Once they are set, the access rights for a table object define the level of security for that table object. The only way to make entries or columns in a table more secure is to change the access rights for the table object itself. You can, however, provide additional access to the information stored in a table object by extending the rights to additional principals or by providing additional access rights to existing principals.
For example, your company may have a policy that permits anybody in the company to create, modify, or delete entries for a particular email alias. Access to all other aliases is restricted to the owner of the aliases table. To implement this policy, you would create the most restrictive rights for the aliases table object itself (----rmcdr---r---) and grant free access to the entry that contains the particular alias (rmcdrmcdrmcdrmcd).
You can use the nistbladm command to set access rights to a table when it is created, to set access rights to an entry and a column when you create the entry, or to modify the access rights of an existing table. See the nistbladm(1) manual page for more information.
The NIS+ updating model is more reliable and efficient than the NIS updating model. NIS+ stores a primary copy of a directory on a master server. Zero or more replica servers store replicas of the primary copy. When you use AdminSuite or the NIS+ commands to administer NIS+, changes are made only to the directory on the master server. When a master server receives an update to an object--whether a directory, group, link, or table--the server waits about two minutes for other updates so that it can batch the updates. When the waiting period is complete, the server stores the updates on disk and in a transaction log, along with a timestamp, and propagates the changes to its replica servers.
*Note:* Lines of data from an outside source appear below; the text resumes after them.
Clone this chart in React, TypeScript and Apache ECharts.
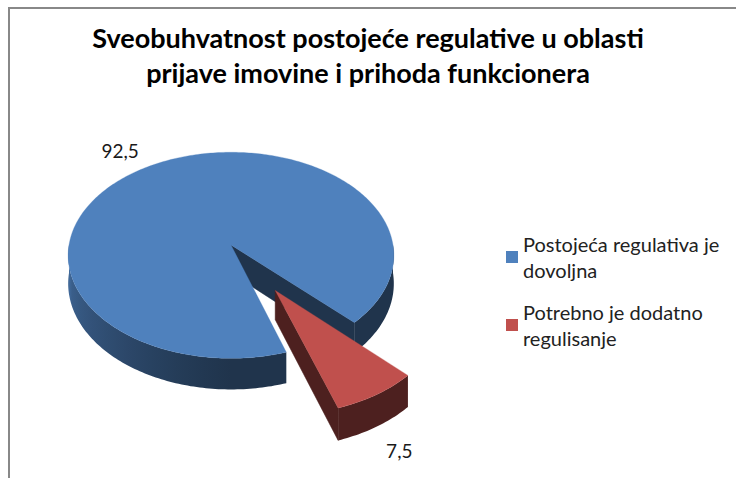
import React, { useEffect, useRef } from "react";
import * as echarts from "echarts";

// ---------- data ----------
const titleLines = [
  "Sveobuhvatnost postojeće regulative u oblasti",
  "prijave imovine i prihoda funkcionera",
];
const categories = ["Postojeća regulativa je dovoljna", "Potrebno je dodatno regulisanje"];
const legendLines = [
  ["Postojeća regulativa je", "dovoljna"],
  ["Potrebno je dodatno", "regulisanje"],
];
const values = [92.5, 7.5];
const explode = [0, 0.5];
const colors = ["#4F81BD", "#C0504D"];

// ---------- 3D pie geometry (layout, not data) ----------
const GEO = { cx: 231, cy: 245, rx: 162, ry: 102, k: 0.1, depth: 28, startAngle: 72 };
const total = values.reduce((a, b) => a + b, 0);

function hexToRgb(h: string) {
  const n = parseInt(h.slice(1), 16);
  return [(n >> 16) & 255, (n >> 8) & 255, n & 255];
}
function shade(hex: string, f: number) {
  const [r, g, b] = hexToRgb(hex);
  return `rgb(${Math.round(r * f)},${Math.round(g * f)},${Math.round(b * f)})`;
}
function norm(d: number) {
  return ((d % 360) + 360) % 360;
}
function wallFactor(deg: number) {
  const m = norm(deg);
  const t = Math.max(0, Math.min(1, (m - 90) / 90));
  return 0.4 + 0.42 * Math.pow(t, 1.1);
}

function makeRenderItem(idx: number) {
  return (params: any, api: any) => {
    const val = api.value(1);
    let before = 0;
    for (let j = 0; j < idx; j++) before += values[j];
    const a0 = GEO.startAngle + (before / total) * 360;
    const a1 = a0 + (val / total) * 360;
    const midDeg = (a0 + a1) / 2;
    const mid = (midDeg * Math.PI) / 180;
    const ox = explode[idx] * Math.cos(mid);
    const oy = explode[idx] * Math.sin(mid);
    const P = (u: number, v: number, z: number) => {
      const f = 1 / (1 - GEO.k * v);
      return [GEO.cx + GEO.rx * u * f, GEO.cy + GEO.ry * v * f + z * GEO.depth * f];
    };
    const rim = (deg: number, z: number) => {
      const t = (deg * Math.PI) / 180;
      return P(ox + Math.cos(t), oy + Math.sin(t), z);
    };
    const centre = (z: number) => P(ox, oy, z);
    const base = colors[idx];
    const dark = shade(base, 0.4);
    const children: any[] = [];

    // radial walls
    const c0 = Math.cos((a0 * Math.PI) / 180);
    const c1 = Math.cos((a1 * Math.PI) / 180);
    if (c0 < 0) {
      children.push({
        type: "polygon",
        shape: { points: [centre(0), rim(a0, 0), rim(a0, 1), centre(1)] },
        style: { fill: dark, stroke: dark, lineWidth: 0.5 },
      });
    }
    if (c1 > 0) {
      children.push({
        type: "polygon",
        shape: { points: [centre(0), rim(a1, 0), rim(a1, 1), centre(1)] },
        style: { fill: dark, stroke: dark, lineWidth: 0.5 },
      });
    }
    // outer wall (front half only), one gradient polygon per visible range
    for (let kk = -1; kk <= 2; kk++) {
      const s = Math.max(a0, kk * 360);
      const e = Math.min(a1, kk * 360 + 180);
      if (e - s <= 0.01) continue;
      const top: number[][] = [];
      const bot: number[][] = [];
      const n = Math.max(2, Math.ceil((e - s) / 1));
      for (let q = 0; q <= n; q++) {
        const d = s + ((e - s) * q) / n;
        top.push(rim(d, 0));
        bot.push(rim(d, 1));
      }
      const pts = top.concat(bot.reverse());
      const xs = pts.map((p) => p[0]);
      const xl = Math.min(...xs);
      const xr = Math.max(...xs);
      const stops: any[] = [];
      for (let q = 0; q <= 12; q++) {
        const d = s + ((e - s) * q) / 12;
        const x = rim(d, 0)[0];
        stops.push({ offset: Math.max(0, Math.min(1, (x - xl) / Math.max(1, xr - xl))), color: shade(base, wallFactor(d)) });
      }
      stops.sort((p, q) => p.offset - q.offset);
      children.push({
        type: "polygon",
        shape: { points: pts },
        style: {
          fill: { type: "linear", x: xl, y: 0, x2: xr, y2: 0, global: true, colorStops: stops },
        },
      });
    }
    // top face
    const pts: number[][] = [centre(0)];
    for (let d = a0; d <= a1 + 1e-6; d += 1) pts.push(rim(Math.min(d, a1), 0));
    pts.push(rim(a1, 0));
    children.push({
      type: "polygon",
      shape: { points: pts },
      style: { fill: base, stroke: base, lineWidth: 0.3 },
    });
    // value label
    const cm = Math.cos(mid);
    const sm = Math.sin(mid);
    const lp = P(ox + 1.2 * cm, oy + 1.2 * sm, sm > 0 ? 1 : 0);
    children.push({
      type: "text",
      x: lp[0],
      y: lp[1],
      style: {
        text: String(val).replace(".", ","),
        fill: "#1a1a1a",
        font: "19px Lato",
        align: cm < -0.3 ? "right" : cm > 0.7 ? "left" : "center",
        verticalAlign: "middle",
      },
    });
    return { type: "group", children };
  };
}

export default function App() {
  const ref = useRef<HTMLDivElement>(null);
  useEffect(() => {
    if (!ref.current) return;
    const chart = echarts.init(ref.current, null, { renderer: "svg" });
    const legendMap: Record<string, string> = {};
    categories.forEach((c, i) => (legendMap[c] = legendLines[i].join("\n")));
    chart.setOption({
      animation: false,
      backgroundColor: "#ffffff",
      title: {
        text: titleLines.join("\n"),
        left: "center",
        top: 15,
        textStyle: {
          fontFamily: "Lato",
          fontWeight: "bold",
          fontSize: 27,
          lineHeight: 35,
          color: "#000",
        },
      },
      legend: {
        orient: "vertical",
        left: 501,
        top: 213,
        itemWidth: 12,
        itemHeight: 12,
        itemGap: -10,
        icon: "rect",
        selectedMode: false,
        data: categories,
        formatter: (name: string) => legendMap[name],
        textStyle: {
          fontFamily: "Lato",
          fontSize: 20,
          lineHeight: 26,
          padding: [26, 0, 0, 0],
          color: "#222",
        },
      },
      graphic: [
        {
          type: "rect",
          silent: true,
          shape: { x: 9, y: 8, width: 800, height: 600 },
          style: { fill: "none", stroke: "#888", lineWidth: 2 },
        },
      ],
      series: categories.map((name, i) => ({
        type: "custom",
        name,
        coordinateSystem: "none",
        silent: true,
        color: colors[i],
        itemStyle: { color: colors[i] },
        data: [[i, values[i]]],
        renderItem: makeRenderItem(i),
      })),
    });
    return () => chart.dispose();
  }, []);
  return (
    <div
      ref={ref}
      style={{ position: "absolute", left: 0, top: 0, width: 736, height: 478 }}
    />
  );
}
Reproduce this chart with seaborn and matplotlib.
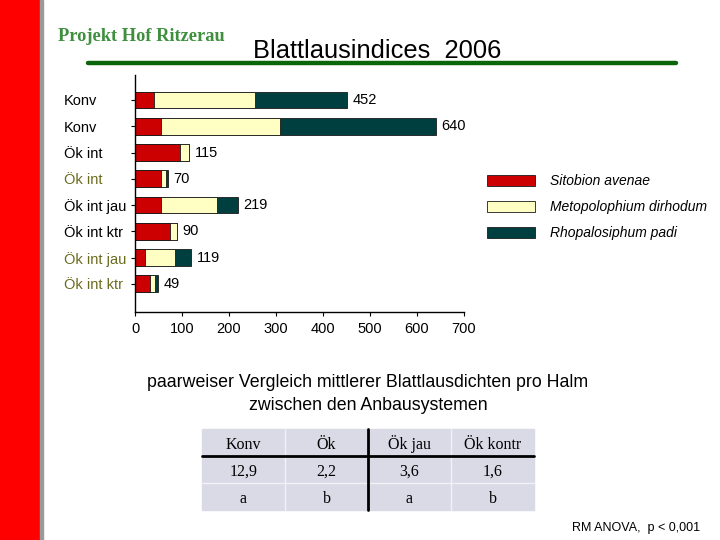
import matplotlib
matplotlib.use('Agg')
import matplotlib.pyplot as plt
from matplotlib.lines import Line2D
from matplotlib.patches import Patch, Rectangle
import pandas as pd
import seaborn as sns

# bar chart data (aphid index per halm, stacked by species)
row_labels = ['Konv', 'Konv', 'Ök int', 'Ök int', 'Ök int jau', 'Ök int ktr',
              'Ök int jau', 'Ök int ktr']
species = ['Sitobion avenae', 'Metopolophium dirhodum', 'Rhopalosiphum padi']
sitobion = [40, 55, 96, 55, 55, 74, 22, 32]
metopolophium = [215, 254, 19, 10, 119, 16, 64, 11]
rhopalosiphum = [197, 331, 0, 5, 45, 0, 33, 6]

# comparison table
table_header = ['Konv', 'Ök', 'Ök jau', 'Ök kontr']
table_means = ['12,9', '2,2', '3,6', '1,6']
table_groups = ['a', 'b', 'a', 'b']

W, H = 720, 540


def fx(x):
    return x / W


def fy(y):
    return 1 - y / H


def main():
    sns.set_style('ticks')
    plt.rcParams['font.family'] = ['Liberation Sans', 'DejaVu Sans']
    plt.rcParams['text.color'] = 'black'

    df = pd.DataFrame({
        'row': [str(i) for i in range(len(row_labels))],
        'sit': sitobion,
        'met': metopolophium,
        'rho': rhopalosiphum,
    })
    df['cum1'] = df['sit']
    df['cum2'] = df['cum1'] + df['met']
    df['cum3'] = df['cum2'] + df['rho']

    colors = ['#CC0000', '#FFFFC4', '#003F3F']

    fig = plt.figure(figsize=(7.2, 5.4), dpi=100)
    fig.patch.set_facecolor('white')
    ax = fig.add_axes([fx(135), fy(312), fx(464) - fx(135), fy(75) - fy(312)])

    # draw back to front: totals, then first two, then first only
    for col, color in [('cum3', colors[2]), ('cum2', colors[1]), ('cum1', colors[0])]:
        sns.barplot(data=df, x=col, y='row', order=list(df['row']), orient='h',
                    color=color, saturation=1, edgecolor='#1a1a1a',
                    linewidth=0.6, width=0.64, errorbar=None, ax=ax)

    ax.bar_label(ax.containers[0], labels=[str(v) for v in df['cum3']],
                 padding=4, fontsize=10.5, color='black')

    ax.set_xlim(0, 700)
    ax.set_xticks(range(0, 800, 100))
    ax.set_ylim(len(row_labels) - 1 + 1.07, -0.95)
    ax.set_yticks(range(len(row_labels)))
    ax.set_yticklabels(row_labels, ha='left')
    ax.set_xlabel('')
    ax.set_ylabel('')
    sns.despine(ax=ax)
    for s in ['left', 'bottom']:
        ax.spines[s].set_color('black')
        ax.spines[s].set_linewidth(1)
    ax.tick_params(axis='y', direction='out', length=3, width=0.8,
                   pad=48, labelsize=10.5, colors='black')
    ax.tick_params(axis='x', direction='out', length=3, width=0.8,
                   pad=4.5, labelsize=10.5, colors='black')
    olive_rows = [3, 6, 7]
    for i, t in enumerate(ax.get_yticklabels()):
        if i in olive_rows:
            t.set_color('#6B6B1E')

    # legend
    handles = [Patch(facecolor=c, edgecolor='#1a1a1a', linewidth=0.6) for c in colors]
    fig.legend(handles, species, loc='upper left',
               bbox_to_anchor=(fx(487), fy(174)), frameon=False,
               prop={'style': 'italic', 'size': 10},
               handlelength=3.45, handleheight=0.86, handletextpad=1.05,
               labelspacing=0.87, borderpad=0, borderaxespad=0)

    # page decoration
    fig.add_artist(Rectangle((0, 0), fx(40), 1, transform=fig.transFigure,
                             color='#FF0000', zorder=0))
    fig.add_artist(Rectangle((fx(40), 0), fx(3), 1, transform=fig.transFigure,
                             color='#9A9A9A', zorder=0))
    fig.text(fx(58), fy(41), 'Projekt Hof Ritzerau', color='#3F8F3F',
             family='Liberation Serif', fontsize=13.2, fontweight='bold',
             va='baseline')
    fig.text(fx(253), fy(58), 'Blattlausindices  2006', fontsize=18.4,
             va='baseline', color='black')
    fig.add_artist(Line2D([fx(88), fx(676)], [fy(63), fy(63)],
                          color='#0B650B', lw=3.2))

    fig.text(fx(368), fy(387), 'paarweiser Vergleich mittlerer Blattlausdichten pro Halm',
             ha='center', va='baseline', fontsize=12.8, color='black')
    fig.text(fx(368), fy(410), 'zwischen den Anbausystemen',
             ha='center', va='baseline', fontsize=12.8, color='black')

    # table
    xs = [202, 285, 368, 451, 534]
    ys = [429, 456, 483, 510]
    baselines = [449, 476, 503]
    fig.add_artist(Rectangle((fx(xs[0]), fy(ys[-1])), fx(xs[-1]) - fx(xs[0]),
                             fy(ys[0]) - fy(ys[-1]), transform=fig.transFigure,
                             color='#DADAE6', zorder=1))
    for x in [xs[1], xs[3]]:
        fig.add_artist(Line2D([fx(x), fx(x)], [fy(ys[0]), fy(ys[-1])],
                              color='#F2F2F6', lw=1, zorder=2))
    fig.add_artist(Line2D([fx(xs[0]), fx(xs[-1])], [fy(ys[2]), fy(ys[2])],
                          color='#F2F2F6', lw=1, zorder=2))
    fig.add_artist(Line2D([fx(xs[0]), fx(xs[-1])], [fy(ys[1]), fy(ys[1])],
                          color='black', lw=2, zorder=3))
    fig.add_artist(Line2D([fx(xs[2]), fx(xs[2])], [fy(ys[0]), fy(ys[-1])],
                          color='black', lw=2, zorder=3))
    for r, row in enumerate([table_header, table_means, table_groups]):
        for c, val in enumerate(row):
            xc = (xs[c] + xs[c + 1]) / 2
            fig.text(fx(xc), fy(baselines[r]), val, ha='center', va='baseline',
                     family='Liberation Serif', fontsize=11.5, color='black',
                     zorder=4)

    fig.text(fx(700), fy(531), 'RM ANOVA,  p < 0,001', ha='right',
             va='baseline', fontsize=9, color='black')

    fig.savefig('out.png', dpi=100)


if __name__ == '__main__':
    main()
In contrast to NIS updates, which usually take a day or more to propagate in large organizations, NIS+ incremental updates are automatically and quickly propagated to the replicas.
The NIS+ updating model allows for more efficient use of network bandwidth because only the changes are transmitted from the master to the replica servers. In addition, replica servers are contacted only once, with an aggregate update to all tables occurring within a short time. If replicas are out-of-date, they ask for updated information.
The NIS+ transaction log model provides rollback recovery and consistency of NIS+ databases, even when a server fails during an update. NIS+ master and replica servers can use the transaction log to automatically repair databases to their state before the failure occurred.